J.P. Morgan declined to comment on the report. Chase also declined comment.
New York-based J.P. Morgan topped many analysts' lists as the next bank to be acquired by a financial institution, after Credit Suisse First Boston's $11.5 billion purchase of DLJ (DLJ: Research, Estimates), announced Aug. 30, and UBS' $12 billion acquisition of PaineWebber announced in July. On September 6, Citigroup (C: Research, Estimates) also acquired Associates First Capital Corp. (AFS: Research, Estimates), the No. 1 U.S. consumer finance company, for about $31 billion in stock.
Chase may pay as much as $210 or $220 a share for J.P. Morgan, Reuters reported, while the FT.com said the purchase could come to around $200 a share. The Wall Street Journal pegs a deal at $30 billion.
Falling behind
J.P. Morgan, the nation's fifth-biggest bank holding company, has been the subject of intense merger speculation since Credit Suisse bought DLJ in August.
If consummated, Chase's purchase of J.P. Morgan would end the independence of one of the most prestigious banks in Wall Street history. But in the last few years, the company has lost ground to rivals such as Citigroup and Morgan Stanley Dean Witter (MWD: Research, Estimates).

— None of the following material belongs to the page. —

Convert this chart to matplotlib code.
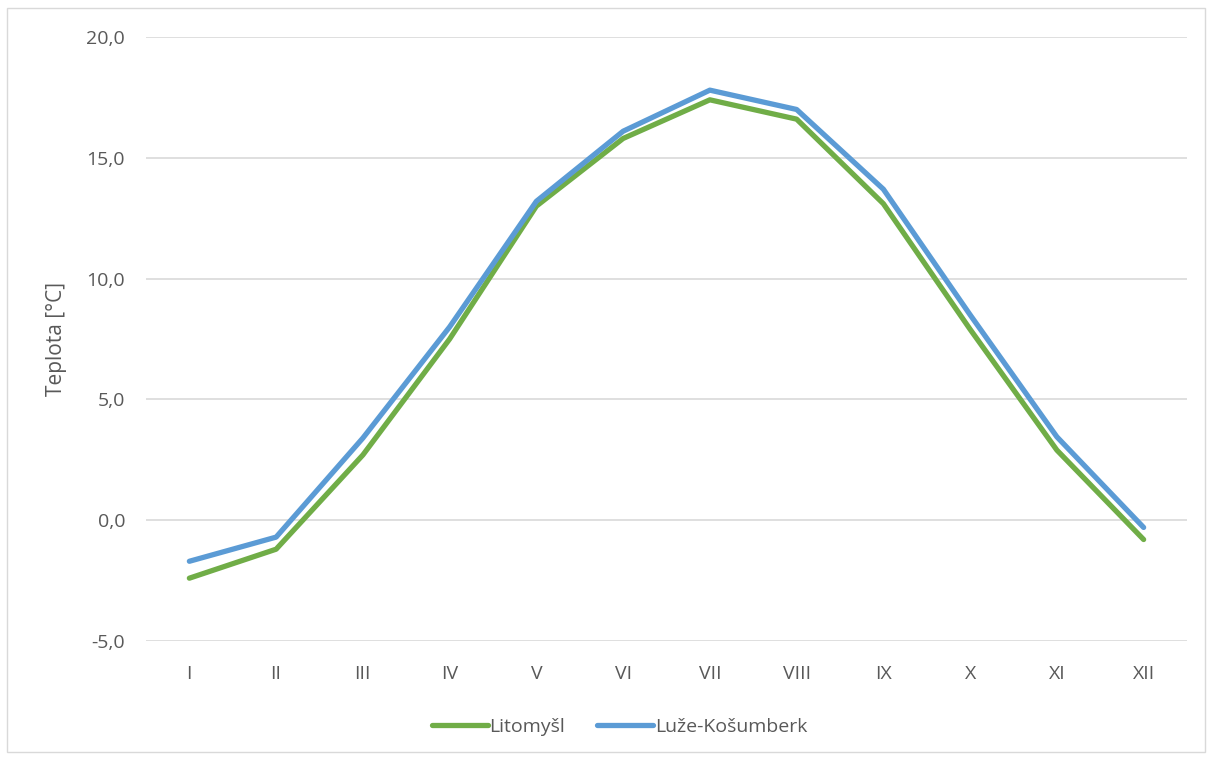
import matplotlib
matplotlib.use("Agg")
import matplotlib.pyplot as plt
from matplotlib.patches import Rectangle
from matplotlib.ticker import FuncFormatter

# ── data ──────────────────────────────────────────────────────────────────────

months = ["I", "II", "III", "IV", "V", "VI", "VII", "VIII", "IX", "X", "XI", "XII"]
litomysl = [-2.4, -1.2, 2.7, 7.5, 13.0, 15.8, 17.4, 16.6, 13.1, 7.9, 2.9, -0.8]
luze = [-1.7, -0.7, 3.4, 8.0, 13.2, 16.1, 17.8, 17.0, 13.7, 8.5, 3.45, -0.3]
yticks = [-5, 0, 5, 10, 15, 20]

text_col = "#595959"
plt.rcParams["font.family"] = ["Open Sans", "DejaVu Sans"]

# ── plot ──────────────────────────────────────────────────────────────────────

fig = plt.figure(figsize=(12.12, 7.58), dpi=100)
ax = fig.add_axes([146 / 1212, 1 - 641 / 758, (1187 - 146) / 1212, (641 - 37) / 758])

x = range(len(months))
ax.plot(x, litomysl, color="#70ad47", linewidth=3.8, solid_capstyle="round",
        solid_joinstyle="round", label="Litomyšl", zorder=3)
ax.plot(x, luze, color="#5b9bd5", linewidth=3.8, solid_capstyle="round",
        solid_joinstyle="round", label="Luže-Košumberk", zorder=3)

ax.set_xlim(-0.5, len(months) - 0.5)
ax.set_ylim(-5, 20)
ax.set_yticks(yticks)
ax.yaxis.set_major_formatter(FuncFormatter(lambda v, p: f"{v:.1f}".replace(".", ",")))
ax.set_xticks(list(x))
ax.set_xticklabels(months)
ax.tick_params(length=0, labelsize=14, colors=text_col)
ax.tick_params(axis="y", pad=15)
ax.tick_params(axis="x", pad=17)
ax.grid(axis="y", color="#d9d9d9", linewidth=1.2)
ax.set_axisbelow(True)
for s in ax.spines.values():
    s.set_visible(False)

ax.set_ylabel("Teplota [°C]", fontsize=15, color=text_col, labelpad=14)

leg = ax.legend(loc="center", bbox_to_anchor=(0.455, -0.142), ncol=2, frameon=False,
                fontsize=14, handlelength=2.85, handletextpad=0.1, columnspacing=1.65)
for t in leg.get_texts():
    t.set_color(text_col)

fig.patches.append(Rectangle((7 / 1212, 1 - 752 / 758), 1198 / 1212, 744 / 758,
                             transform=fig.transFigure, fill=False,
                             edgecolor="#d9d9d9", linewidth=1))

fig.savefig("out.png", dpi=100)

A series of events in the last week have fueled rumors of an acquisition. J.P. Morgan's CEO Douglas Warner canceled an appearance Tuesday at a Merrill Lynch conference on Tuesday. On September 8, J.P. Morgan's chief financial officer, Peter Hancock, resigned and was replaced by Thomas Ketchum, Morgan's chief administrative officer.
"If consummated, the deal would fit better than other deals that have been proposed," said analyst Mark Constant, of Lehman Brothers. Chase's strengths in high yield and as a technology boutique would fit well with Hambrecht & Quist, which is a specialty underwriter of high-tech initial public offerings.

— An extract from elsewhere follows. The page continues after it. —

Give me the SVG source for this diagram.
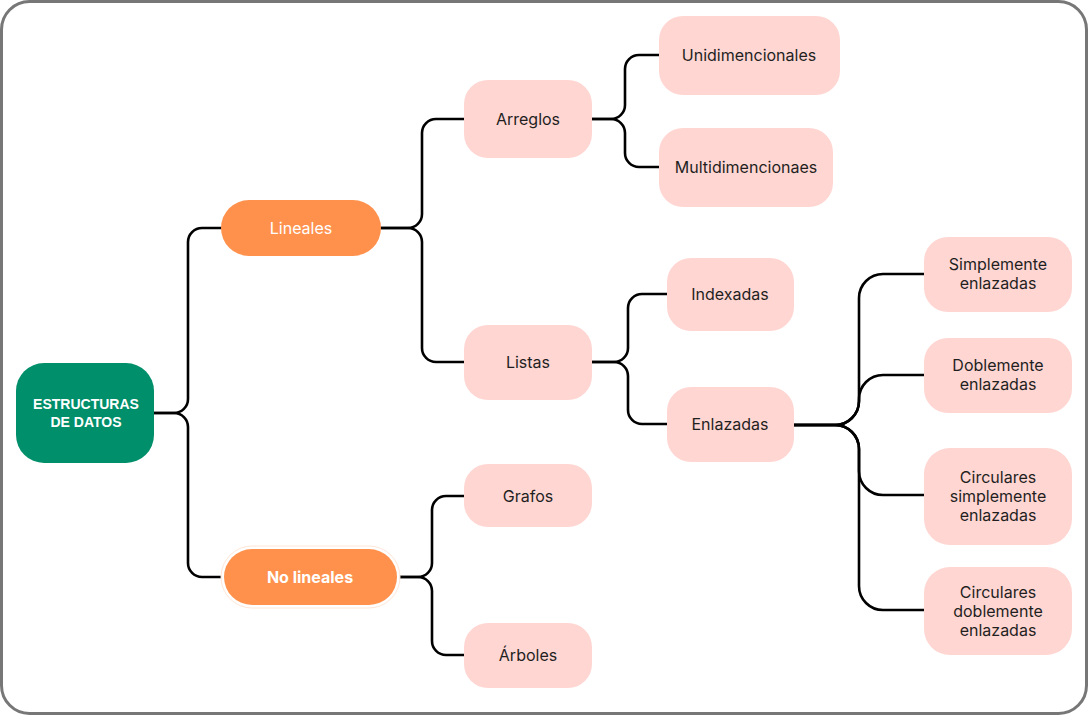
<svg xmlns="http://www.w3.org/2000/svg" width="1088" height="715" viewBox="0 0 1088 715">
<style>
.frame{fill:#fff;stroke:#777;stroke-width:3}
.leaf{fill:#FFD6D2}
.orange{fill:#FF914D}
.root{fill:#008F6B}
.t{font-family:Inter,"Liberation Sans",sans-serif;font-size:16px;fill:#1f1f1f;text-anchor:middle;dominant-baseline:central}
.tw{font-family:Inter,"Liberation Sans",sans-serif;font-size:16px;fill:#fff;text-anchor:middle;dominant-baseline:central}
.tr{font-family:"Liberation Sans",Arial,sans-serif;font-size:14px;font-weight:bold;fill:#fff;text-anchor:middle;dominant-baseline:central}
.c{fill:none;stroke:#000;stroke-width:2.6;stroke-linecap:round}
</style>
<rect class="frame" x="1.5" y="1.5" width="1085" height="712" rx="28"/>
<g id="connectors">
<path class="c" d="M154,413 H174 A14,14 0 0 0 188,399 V242 A14,14 0 0 1 202,228 H221"/>
<path class="c" d="M154,413 H174 A14,14 0 0 1 188,427 V563 A14,14 0 0 0 202,577 H223"/>
<path class="c" d="M381,228 H408 A14,14 0 0 0 422,214 V133 A14,14 0 0 1 436,119 H464"/>
<path class="c" d="M381,228 H408 A14,14 0 0 1 422,242 V348 A14,14 0 0 0 436,362 H464"/>
<path class="c" d="M592,119 H611 A14,14 0 0 0 625,105 V69 A14,14 0 0 1 639,55 H659"/>
<path class="c" d="M592,119 H611 A14,14 0 0 1 625,133 V153 A14,14 0 0 0 639,167 H659"/>
<path class="c" d="M592,362 H614 A14,14 0 0 0 628,348 V308 A14,14 0 0 1 642,294 H667"/>
<path class="c" d="M592,362 H614 A14,14 0 0 1 628,376 V410 A14,14 0 0 0 642,424 H667"/>
<path class="c" d="M398,577 H418 A14,14 0 0 0 432,563 V510 A14,14 0 0 1 446,496 H464"/>
<path class="c" d="M398,577 H418 A14,14 0 0 1 432,591 V641 A14,14 0 0 0 446,655 H464"/>
<path class="c" d="M794,425 H835 A24,24 0 0 0 859,401 V298 A24,24 0 0 1 883,274 H924"/>
<path class="c" d="M794,425 H835 A24,24 0 0 0 859,401 V399 A24,24 0 0 1 883,375 H924"/>
<path class="c" d="M794,425 H835 A24,24 0 0 1 859,449 V471 A24,24 0 0 0 883,495 H924"/>
<path class="c" d="M794,425 H835 A24,24 0 0 1 859,449 V586 A24,24 0 0 0 883,610 H924"/>
</g>
<g id="root"><rect class="root" x="16" y="363" width="138" height="100" rx="28"/><text class="tr" x="86" y="404">ESTRUCTURAS</text><text class="tr" x="86" y="422">DE DATOS</text></g>
<g id="lineales"><rect class="orange" x="221" y="200" width="160" height="56" rx="28"/><text class="tw" x="301" y="228">Lineales</text></g>
<g id="nolineales"><rect x="221" y="546" width="179" height="62" rx="31" fill="#fff" stroke="#FFE6D8" stroke-width="1"/><rect class="orange" x="224" y="549" width="173" height="56" rx="28"/><text class="tw" x="310" y="577" font-weight="bold">No lineales</text></g>
<g id="arreglos"><rect class="leaf" x="464" y="80" width="128" height="78" rx="24"/><text class="t" x="528" y="119">Arreglos</text></g>
<g id="unidimencionales"><rect class="leaf" x="659" y="16" width="181" height="79" rx="24"/><text class="t" x="749" y="55">Unidimencionales</text></g>
<g id="multidimencionaes"><rect class="leaf" x="659" y="128" width="174" height="79" rx="24"/><text class="t" x="746" y="167">Multidimencionaes</text></g>
<g id="listas"><rect class="leaf" x="464" y="325" width="128" height="75" rx="24"/><text class="t" x="528" y="362">Listas</text></g>
<g id="indexadas"><rect class="leaf" x="667" y="258" width="127" height="73" rx="24"/><text class="t" x="730" y="294">Indexadas</text></g>
<g id="enlazadas"><rect class="leaf" x="667" y="387" width="127" height="75" rx="24"/><text class="t" x="730" y="424">Enlazadas</text></g>
<g id="grafos"><rect class="leaf" x="464" y="464" width="128" height="63" rx="24"/><text class="t" x="528" y="496">Grafos</text></g>
<g id="arboles"><rect class="leaf" x="464" y="623" width="128" height="65" rx="24"/><text class="t" x="528" y="655">Árboles</text></g>
<g id="simplemente"><rect class="leaf" x="924" y="237" width="148" height="75" rx="24"/><text class="t" x="998" y="264">Simplemente</text><text class="t" x="998" y="283">enlazadas</text></g>
<g id="doblemente"><rect class="leaf" x="924" y="338" width="148" height="75" rx="24"/><text class="t" x="998" y="365">Doblemente</text><text class="t" x="998" y="384">enlazadas</text></g>
<g id="circsimple"><rect class="leaf" x="924" y="448" width="148" height="97" rx="26"/><text class="t" x="998" y="477">Circulares</text><text class="t" x="998" y="496">simplemente</text><text class="t" x="998" y="515">enlazadas</text></g>
<g id="circdoble"><rect class="leaf" x="924" y="567" width="148" height="88" rx="26"/><text class="t" x="998" y="592">Circulares</text><text class="t" x="998" y="611">doblemente</text><text class="t" x="998" y="630">enlazadas</text></g>
</svg>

However, Constant noted that any time two firms merge the combined company has to deal with departures and the loss of clients.
"Anytime put two firms together where there is overlap there are certain execution risks," he said.
A moderate premium over J.P. Morgan's recent stock price would be good for Chase shareholders, said Bernstein analyst Ron Mandle.
"Strategically it's a good fit because they fit each other's niches," he said. "Chase fills up Morgan's equity business and European business."
For the first half of 2000, J.P. Morgan ranked fifth in completed worldwide mergers and acquisitions and sixth among U.S. lead equity underwriters, according to data from Thomson Financial. J.P. Morgan has 16,000 employees with offices in the United States, and overseas, including London, Tokyo, Sao Paulo, Brazil, and Sydney, Australia.
Investment banking rivals include Goldman Sachs Group Inc. (GS: Research, Estimates), Merrill Lynch (MER: Research, Estimates) and Morgan Stanley Dean Witter. J.P. Morgan also competes against Chase and Citigroup in commercial and private banking, as well as asset management.
Another addition for Chase?
New York-based Chase Manhattan Bank reported operating revenue of $5.8 billion and net income of $1.09 billion in its most recent quarter. The bank has assets in excess of $396 billion.
In the past two years, Chase has bought investment bank Hambrecht & Quist to bolster its underwriting arm, as well as investment banking boutique Beacon Group and investment bank Robert Fleming Holdings.
German's Deutsche Bank has also been linked to J.P. Morgan.
Employees leaving J.P. Morgan's headquarters on 60 Wall Street in New York City told Reuters Tuesday they were delighted the bank was getting bought out by larger rival Chase.
"I hope I get fired as a result of the merger," one young woman told Reuters. "I'll get a fat severance package and go to grad school."
Employees were told to expect an announcement about the merger late Tuesday or Wednesday morning, Reuters said. Other employees said management had not been up front with the merger talks.
"We're always the last to know anything," one supervisor said.